Pritam Rohila Travels

Reports of my travels along with some pictures

Jun 5, 2012


After brief rest, we resumed Mandalay sightseeing in the afternoon. The first place we visited was the Sandamuni Pagoda.

It was built by King Mindon as a memorial to his younger half-brother, who had helped him seize power from the previous King, in 1853. Since the King Mindon had designated his half-brother as the Crown Prince, two of Mindon’s sons, disappointed in being excluded from the succession, assassinated the Crown Prince and three other princes, in 1866. King Mindon had the pagoda built eight years later, near the graves of the Crown Prince and the other members of the royal family who lost their lives in the 1866 coup.
The Iron Buddha idol was brought here by King Mindon from Amarapura. This was the seventh and last of the many journeys of the Iron Buddha, frequently moved because of wars and the shift of capitals in the nineteenth century. The statue now is covered with gold foil.

The Pagoda is surrounded by other shrines, somelarger than others.

The site is known World’s Largest Book. The “book” consists of hundreds of slender whitewashed ancillary stupas. Each stupa houses one marble slab inscribed with commentaries and sub-commentaries on the sacred Buddhist text, the Tipitaka (in the ancient Pali language meaning “Three Baskets of Buddha’s teaching”).

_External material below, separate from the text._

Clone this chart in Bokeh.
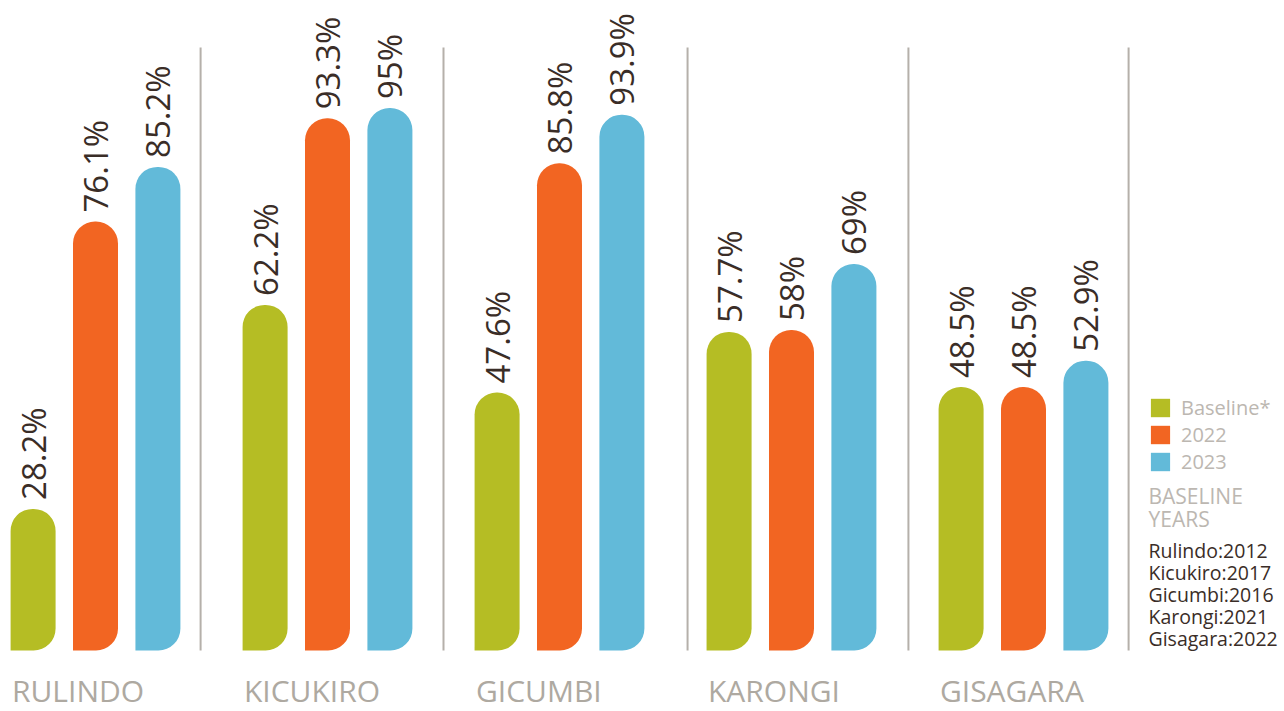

A similar feature characterizes the nearby Kuthodaw Pagoda.

Our last stop of the day was the Mandalay Hill for which the city was named. The hill has for long been a holy site.
The Sutaungpyei, which stands on its top, was built by King Mindon. It has been accentuated with colored mirror pieces.

One famous Buddha Image on the Mandalay Hill is the Image of Standing Lord Buddha at the top of the hill where Lord Buddha is said to have made a prophesy. But there are other images
as well, each with its own glass donation boxes, just like at all other pagodas.

Also there is a plaque commemorating the capture of the Mandalay Hill, during the Word War II, from the Japanese, by the Gurkha Rifles of the Indian Army, on the night of March 8, 1945.

Many people had gathered there. As in other parts of Myanmar, some women had painted their cheeks with a white paste to protect them from the sun.

People go there to watch the surrounding scenery, especially as the sun is setting.

Although an elevator and an escalator are also in service for going up the hill, to go down one has to use one of the four stairways. Along the stairway there are shrines, some dedicated to the native spirits of Myanmar.

Also there are various shops and hawkers. We came across Panch Ratan, a man, whose father had come from India, but he himself had never been to India. He made a living by selling Pakoras (vegetable fritters).